Éste fue el primer caso de desaparición de un partido con vocación de bisagra de ámbito nacional. En el caso de Ciudadanos no han sido los electores, como en el caso del CDS, quienes le han dado primero la espalda a esta formación sino su líder el que la ha llevado a rastras hasta lanzarla al pozo del fracaso.
El error de Rivera es especialmente grave porque este partido hubiera podido desempeñar un papel importantísimo y determinante en el panorama político español, ahora atomizado en una infinidad de pequeñas formaciones, la mayor parte de ellas de corte nacionalista o directamente independentista.

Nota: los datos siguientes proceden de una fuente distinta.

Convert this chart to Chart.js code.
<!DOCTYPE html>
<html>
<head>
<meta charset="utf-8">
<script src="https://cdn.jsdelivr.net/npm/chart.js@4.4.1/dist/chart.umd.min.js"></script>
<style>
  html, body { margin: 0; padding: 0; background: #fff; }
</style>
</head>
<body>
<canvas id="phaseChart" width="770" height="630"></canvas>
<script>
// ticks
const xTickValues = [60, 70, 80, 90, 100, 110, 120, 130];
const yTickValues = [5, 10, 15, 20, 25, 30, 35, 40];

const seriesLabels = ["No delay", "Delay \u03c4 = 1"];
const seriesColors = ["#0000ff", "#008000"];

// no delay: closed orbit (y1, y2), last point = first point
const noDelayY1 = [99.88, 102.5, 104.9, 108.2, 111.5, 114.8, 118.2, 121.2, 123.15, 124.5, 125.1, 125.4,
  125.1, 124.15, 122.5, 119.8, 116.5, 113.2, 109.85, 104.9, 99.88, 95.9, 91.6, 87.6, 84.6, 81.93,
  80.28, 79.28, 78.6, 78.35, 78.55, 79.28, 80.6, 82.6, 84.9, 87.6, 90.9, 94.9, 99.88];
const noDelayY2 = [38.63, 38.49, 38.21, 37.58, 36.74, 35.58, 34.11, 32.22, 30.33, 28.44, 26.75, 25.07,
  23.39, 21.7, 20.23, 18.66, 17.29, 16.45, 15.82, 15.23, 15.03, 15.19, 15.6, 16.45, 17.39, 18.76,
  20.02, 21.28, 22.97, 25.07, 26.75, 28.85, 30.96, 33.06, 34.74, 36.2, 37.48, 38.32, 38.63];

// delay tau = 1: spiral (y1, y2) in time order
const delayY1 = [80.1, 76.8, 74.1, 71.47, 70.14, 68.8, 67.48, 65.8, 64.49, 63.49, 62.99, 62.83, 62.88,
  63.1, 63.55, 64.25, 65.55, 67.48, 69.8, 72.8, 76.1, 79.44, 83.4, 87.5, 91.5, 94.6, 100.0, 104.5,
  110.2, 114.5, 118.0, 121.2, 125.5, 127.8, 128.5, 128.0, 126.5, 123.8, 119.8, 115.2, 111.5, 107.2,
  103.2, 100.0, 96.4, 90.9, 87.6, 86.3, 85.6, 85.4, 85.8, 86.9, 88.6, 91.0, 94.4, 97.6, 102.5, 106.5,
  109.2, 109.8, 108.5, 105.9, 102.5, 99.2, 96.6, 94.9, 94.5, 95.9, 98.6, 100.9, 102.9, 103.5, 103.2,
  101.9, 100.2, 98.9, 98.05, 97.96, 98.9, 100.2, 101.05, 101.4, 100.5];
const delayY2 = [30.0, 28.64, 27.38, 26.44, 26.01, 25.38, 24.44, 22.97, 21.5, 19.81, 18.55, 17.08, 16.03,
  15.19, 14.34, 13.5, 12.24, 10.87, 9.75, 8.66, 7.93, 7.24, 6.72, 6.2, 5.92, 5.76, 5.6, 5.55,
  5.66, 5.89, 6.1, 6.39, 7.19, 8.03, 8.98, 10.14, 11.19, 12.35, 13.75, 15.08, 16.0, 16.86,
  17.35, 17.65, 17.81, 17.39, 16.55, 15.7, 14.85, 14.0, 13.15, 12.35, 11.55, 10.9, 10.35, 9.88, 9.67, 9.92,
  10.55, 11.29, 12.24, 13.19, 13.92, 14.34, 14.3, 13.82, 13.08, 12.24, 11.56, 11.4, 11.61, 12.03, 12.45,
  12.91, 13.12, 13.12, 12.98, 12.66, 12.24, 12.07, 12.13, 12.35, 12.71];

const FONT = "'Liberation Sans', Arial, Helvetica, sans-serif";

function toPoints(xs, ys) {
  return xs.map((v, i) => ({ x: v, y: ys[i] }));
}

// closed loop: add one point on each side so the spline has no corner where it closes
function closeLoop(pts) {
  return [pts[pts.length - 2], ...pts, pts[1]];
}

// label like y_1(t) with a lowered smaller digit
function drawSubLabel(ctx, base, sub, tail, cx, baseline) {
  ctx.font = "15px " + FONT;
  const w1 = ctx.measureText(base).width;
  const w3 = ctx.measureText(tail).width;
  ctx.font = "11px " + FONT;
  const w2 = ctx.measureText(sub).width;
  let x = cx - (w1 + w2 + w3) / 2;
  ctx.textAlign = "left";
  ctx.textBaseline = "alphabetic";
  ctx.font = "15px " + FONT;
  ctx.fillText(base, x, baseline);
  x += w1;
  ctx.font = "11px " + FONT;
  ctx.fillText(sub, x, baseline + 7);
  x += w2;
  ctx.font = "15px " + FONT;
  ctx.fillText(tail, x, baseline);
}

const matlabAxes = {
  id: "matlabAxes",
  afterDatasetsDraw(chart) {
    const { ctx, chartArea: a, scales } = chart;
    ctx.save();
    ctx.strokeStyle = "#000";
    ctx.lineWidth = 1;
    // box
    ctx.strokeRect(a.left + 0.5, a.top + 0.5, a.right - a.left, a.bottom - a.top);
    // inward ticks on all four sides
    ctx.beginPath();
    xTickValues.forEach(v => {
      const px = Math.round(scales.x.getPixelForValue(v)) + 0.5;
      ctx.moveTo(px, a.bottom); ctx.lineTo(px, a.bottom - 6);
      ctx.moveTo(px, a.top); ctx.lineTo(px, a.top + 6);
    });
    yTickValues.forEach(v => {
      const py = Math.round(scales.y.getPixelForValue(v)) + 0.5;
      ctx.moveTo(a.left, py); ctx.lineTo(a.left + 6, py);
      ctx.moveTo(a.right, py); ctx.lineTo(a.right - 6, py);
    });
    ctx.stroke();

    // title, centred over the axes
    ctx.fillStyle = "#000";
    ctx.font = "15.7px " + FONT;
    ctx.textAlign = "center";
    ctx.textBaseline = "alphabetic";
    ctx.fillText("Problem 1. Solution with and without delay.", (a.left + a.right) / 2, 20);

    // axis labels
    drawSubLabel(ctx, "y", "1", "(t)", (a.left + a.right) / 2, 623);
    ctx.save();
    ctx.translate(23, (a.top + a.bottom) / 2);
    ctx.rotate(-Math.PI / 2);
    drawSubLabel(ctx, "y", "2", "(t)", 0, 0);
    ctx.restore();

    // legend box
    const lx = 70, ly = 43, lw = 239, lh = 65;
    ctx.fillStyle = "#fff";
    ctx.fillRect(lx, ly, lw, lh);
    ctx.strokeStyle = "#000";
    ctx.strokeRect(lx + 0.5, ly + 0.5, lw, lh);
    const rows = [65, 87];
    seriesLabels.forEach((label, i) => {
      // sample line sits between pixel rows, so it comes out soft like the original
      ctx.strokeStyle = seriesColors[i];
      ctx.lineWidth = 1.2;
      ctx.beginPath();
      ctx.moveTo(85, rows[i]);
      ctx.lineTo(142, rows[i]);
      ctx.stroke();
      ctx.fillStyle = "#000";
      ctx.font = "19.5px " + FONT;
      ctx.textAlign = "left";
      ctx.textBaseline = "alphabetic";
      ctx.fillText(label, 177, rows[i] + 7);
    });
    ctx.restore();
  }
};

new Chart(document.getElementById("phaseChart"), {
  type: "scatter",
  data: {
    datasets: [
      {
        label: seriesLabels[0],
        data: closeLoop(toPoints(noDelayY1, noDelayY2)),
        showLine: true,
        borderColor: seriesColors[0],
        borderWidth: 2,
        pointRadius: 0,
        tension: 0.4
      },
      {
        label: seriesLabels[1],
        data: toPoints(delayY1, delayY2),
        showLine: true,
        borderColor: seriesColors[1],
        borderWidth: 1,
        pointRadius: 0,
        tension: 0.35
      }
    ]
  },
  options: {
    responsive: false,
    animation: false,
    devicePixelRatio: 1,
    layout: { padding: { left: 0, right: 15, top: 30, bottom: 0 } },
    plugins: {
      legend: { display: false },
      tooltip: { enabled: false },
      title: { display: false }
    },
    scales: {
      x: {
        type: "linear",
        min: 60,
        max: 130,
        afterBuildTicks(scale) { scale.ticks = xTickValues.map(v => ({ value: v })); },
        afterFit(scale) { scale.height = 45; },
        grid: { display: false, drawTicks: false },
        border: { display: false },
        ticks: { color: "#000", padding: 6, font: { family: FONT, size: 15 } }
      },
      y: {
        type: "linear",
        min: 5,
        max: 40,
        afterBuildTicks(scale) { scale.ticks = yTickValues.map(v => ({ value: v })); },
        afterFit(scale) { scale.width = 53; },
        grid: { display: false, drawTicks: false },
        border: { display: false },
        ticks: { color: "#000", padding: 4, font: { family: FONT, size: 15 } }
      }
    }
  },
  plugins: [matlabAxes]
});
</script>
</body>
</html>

Pero no disponemos desgraciadamente de ese partido bisagra de ámbito nacional capaz de pactar con uno u otro de los grandes partidos de gobierno y condicionar sus políticas esenciales para asegurarse la moderación y el acierto de sus decisiones pero al mismo tiempo reforzándolo y proporcionando así estabilidad a la gobernación del país.
El error de Rivera es especialmente grave porque este partido hubiera podido desempeñar un papel importantísimo y determinante en el panorama político español
Ese partido era Ciudadanos. Todos, o casi todos, lo veíamos y así lo dijimos una y otra vez. Pero Albert Rivera no lo quiso ver y no atendió ni siquiera a las advertencias de los suyos, gentes que habían contribuido a la creación de la formación naranja, gentes que se habían incorporado a ella proporcionándole prestigio y solidez intelectual, además de credibilidad política. Todo fue inútil.
Y ahora contemplamos los restos de lo que pudo ser y nos damos cuenta de que ante las ruinas no se pueden sino agrupar sus pavesas, pero que eso no sirve para volver a construir lo que se ha derruido. Ciudadanos no puede volver a ser lo que fue y mucho menos lo que pudo llegar a ser. Ha muerto a manos de uno de sus progenitores.